> **YOUR TASK**: Extract the first line through the line containing "periods = list(range(1, 101))" from the listing below, exactly as written.

● ● ● ● ●

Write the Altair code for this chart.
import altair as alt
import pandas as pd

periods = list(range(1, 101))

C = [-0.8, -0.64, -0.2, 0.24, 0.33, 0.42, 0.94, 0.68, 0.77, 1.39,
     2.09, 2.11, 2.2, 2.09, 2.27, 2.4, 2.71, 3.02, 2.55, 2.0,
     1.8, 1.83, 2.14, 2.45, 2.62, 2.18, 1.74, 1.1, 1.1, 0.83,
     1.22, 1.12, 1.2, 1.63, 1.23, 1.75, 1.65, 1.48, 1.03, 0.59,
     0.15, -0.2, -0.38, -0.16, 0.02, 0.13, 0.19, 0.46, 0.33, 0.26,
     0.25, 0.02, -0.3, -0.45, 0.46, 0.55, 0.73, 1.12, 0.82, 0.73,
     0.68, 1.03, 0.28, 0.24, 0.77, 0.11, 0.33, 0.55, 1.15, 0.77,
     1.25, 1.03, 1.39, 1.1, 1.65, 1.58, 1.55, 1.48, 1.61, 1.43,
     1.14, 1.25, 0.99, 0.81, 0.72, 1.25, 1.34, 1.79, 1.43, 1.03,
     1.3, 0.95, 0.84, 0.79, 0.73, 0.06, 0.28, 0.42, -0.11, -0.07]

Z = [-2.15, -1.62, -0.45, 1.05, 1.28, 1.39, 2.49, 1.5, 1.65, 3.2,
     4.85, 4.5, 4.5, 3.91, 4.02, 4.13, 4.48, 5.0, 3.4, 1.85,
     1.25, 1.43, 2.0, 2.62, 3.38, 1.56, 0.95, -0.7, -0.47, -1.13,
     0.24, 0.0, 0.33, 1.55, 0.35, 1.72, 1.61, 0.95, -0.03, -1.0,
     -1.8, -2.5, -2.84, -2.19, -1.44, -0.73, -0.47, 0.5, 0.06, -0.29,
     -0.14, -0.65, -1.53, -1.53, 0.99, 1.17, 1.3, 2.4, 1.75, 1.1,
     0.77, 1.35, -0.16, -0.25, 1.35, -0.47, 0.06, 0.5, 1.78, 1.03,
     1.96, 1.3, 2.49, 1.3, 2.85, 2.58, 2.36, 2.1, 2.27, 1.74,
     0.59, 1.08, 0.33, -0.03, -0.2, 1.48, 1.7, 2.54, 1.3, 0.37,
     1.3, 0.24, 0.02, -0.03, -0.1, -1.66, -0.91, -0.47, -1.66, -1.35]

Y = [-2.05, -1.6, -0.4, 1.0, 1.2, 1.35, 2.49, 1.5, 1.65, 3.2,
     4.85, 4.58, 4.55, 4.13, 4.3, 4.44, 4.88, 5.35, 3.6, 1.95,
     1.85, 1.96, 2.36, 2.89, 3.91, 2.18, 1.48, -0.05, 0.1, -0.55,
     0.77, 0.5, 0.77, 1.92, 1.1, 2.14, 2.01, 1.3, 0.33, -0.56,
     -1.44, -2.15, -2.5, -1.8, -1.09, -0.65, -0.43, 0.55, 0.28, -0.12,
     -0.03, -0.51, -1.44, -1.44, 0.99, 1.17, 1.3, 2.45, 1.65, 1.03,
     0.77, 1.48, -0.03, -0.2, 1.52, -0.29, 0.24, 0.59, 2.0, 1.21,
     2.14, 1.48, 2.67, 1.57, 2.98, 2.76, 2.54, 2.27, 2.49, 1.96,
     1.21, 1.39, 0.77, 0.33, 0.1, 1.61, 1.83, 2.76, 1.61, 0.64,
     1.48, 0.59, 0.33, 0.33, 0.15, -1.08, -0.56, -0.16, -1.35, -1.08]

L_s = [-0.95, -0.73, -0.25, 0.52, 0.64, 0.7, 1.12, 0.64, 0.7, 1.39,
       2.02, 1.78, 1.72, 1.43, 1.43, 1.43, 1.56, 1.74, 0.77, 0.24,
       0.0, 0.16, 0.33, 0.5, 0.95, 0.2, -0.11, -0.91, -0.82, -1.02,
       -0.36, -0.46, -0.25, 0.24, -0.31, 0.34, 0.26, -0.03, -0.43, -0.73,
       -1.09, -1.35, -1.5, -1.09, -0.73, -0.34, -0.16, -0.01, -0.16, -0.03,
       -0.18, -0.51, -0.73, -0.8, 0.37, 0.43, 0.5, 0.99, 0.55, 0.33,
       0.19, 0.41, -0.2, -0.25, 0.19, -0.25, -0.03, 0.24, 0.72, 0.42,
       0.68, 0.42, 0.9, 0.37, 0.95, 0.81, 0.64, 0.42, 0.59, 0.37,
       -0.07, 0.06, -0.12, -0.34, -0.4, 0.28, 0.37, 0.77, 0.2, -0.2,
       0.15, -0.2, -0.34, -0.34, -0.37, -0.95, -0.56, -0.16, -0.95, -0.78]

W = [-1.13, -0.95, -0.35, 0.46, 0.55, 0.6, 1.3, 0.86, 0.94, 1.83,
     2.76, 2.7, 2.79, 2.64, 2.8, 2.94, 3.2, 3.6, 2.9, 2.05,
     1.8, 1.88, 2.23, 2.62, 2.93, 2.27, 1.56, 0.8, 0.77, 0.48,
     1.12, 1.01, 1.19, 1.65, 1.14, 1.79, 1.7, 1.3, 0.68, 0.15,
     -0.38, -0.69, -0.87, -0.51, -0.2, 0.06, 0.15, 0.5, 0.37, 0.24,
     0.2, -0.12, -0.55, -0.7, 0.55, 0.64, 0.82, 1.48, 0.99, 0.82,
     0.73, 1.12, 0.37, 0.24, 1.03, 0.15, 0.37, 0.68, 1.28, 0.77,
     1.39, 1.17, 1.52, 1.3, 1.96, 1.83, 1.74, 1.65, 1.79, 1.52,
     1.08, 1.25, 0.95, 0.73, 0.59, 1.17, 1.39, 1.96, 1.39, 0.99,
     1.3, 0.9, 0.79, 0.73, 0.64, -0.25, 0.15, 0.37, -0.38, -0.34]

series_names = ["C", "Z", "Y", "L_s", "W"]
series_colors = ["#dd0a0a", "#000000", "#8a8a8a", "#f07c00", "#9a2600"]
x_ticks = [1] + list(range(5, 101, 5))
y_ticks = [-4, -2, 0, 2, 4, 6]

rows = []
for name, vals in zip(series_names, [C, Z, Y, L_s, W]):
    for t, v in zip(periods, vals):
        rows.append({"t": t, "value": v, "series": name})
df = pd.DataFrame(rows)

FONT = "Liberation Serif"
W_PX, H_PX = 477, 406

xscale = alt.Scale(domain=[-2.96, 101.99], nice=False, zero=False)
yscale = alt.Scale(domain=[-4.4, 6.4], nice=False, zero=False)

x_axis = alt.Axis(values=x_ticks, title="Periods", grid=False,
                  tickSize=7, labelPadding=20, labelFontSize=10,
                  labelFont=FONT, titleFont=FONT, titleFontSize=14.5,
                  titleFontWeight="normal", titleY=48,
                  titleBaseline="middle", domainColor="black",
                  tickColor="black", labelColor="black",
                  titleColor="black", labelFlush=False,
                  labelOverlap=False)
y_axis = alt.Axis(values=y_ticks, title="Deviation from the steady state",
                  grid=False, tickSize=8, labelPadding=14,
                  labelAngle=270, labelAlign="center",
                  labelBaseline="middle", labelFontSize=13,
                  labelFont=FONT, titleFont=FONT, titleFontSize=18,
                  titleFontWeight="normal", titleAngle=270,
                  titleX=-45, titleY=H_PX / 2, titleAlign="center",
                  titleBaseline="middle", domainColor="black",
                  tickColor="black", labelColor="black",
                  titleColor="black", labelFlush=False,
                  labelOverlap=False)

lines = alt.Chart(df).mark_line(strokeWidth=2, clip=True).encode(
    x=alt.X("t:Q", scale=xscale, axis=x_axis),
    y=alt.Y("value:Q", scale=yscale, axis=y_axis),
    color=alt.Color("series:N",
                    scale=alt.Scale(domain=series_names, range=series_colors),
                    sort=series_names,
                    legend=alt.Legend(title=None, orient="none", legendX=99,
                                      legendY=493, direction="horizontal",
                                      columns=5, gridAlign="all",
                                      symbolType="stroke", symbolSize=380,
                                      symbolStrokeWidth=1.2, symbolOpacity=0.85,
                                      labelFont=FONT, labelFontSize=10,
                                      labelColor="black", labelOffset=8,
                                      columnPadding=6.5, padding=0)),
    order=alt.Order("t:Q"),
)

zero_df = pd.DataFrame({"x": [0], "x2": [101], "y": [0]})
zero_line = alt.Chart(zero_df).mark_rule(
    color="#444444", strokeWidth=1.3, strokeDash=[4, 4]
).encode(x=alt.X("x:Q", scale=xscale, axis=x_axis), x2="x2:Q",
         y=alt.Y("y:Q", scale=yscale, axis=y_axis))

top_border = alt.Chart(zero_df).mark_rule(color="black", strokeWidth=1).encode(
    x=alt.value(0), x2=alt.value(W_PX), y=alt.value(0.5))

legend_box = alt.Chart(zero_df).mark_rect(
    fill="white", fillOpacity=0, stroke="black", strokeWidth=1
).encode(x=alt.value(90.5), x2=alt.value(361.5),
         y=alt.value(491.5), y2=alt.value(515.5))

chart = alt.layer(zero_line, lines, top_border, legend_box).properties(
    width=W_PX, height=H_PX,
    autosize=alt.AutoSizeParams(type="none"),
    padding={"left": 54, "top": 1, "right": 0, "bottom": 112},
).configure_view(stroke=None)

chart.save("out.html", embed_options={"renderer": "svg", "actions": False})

● ● ● ● ●

> **PROBLEM SOLUTION**:
Write the Altair code for this chart.
import altair as alt
import pandas as pd

periods = list(range(1, 101))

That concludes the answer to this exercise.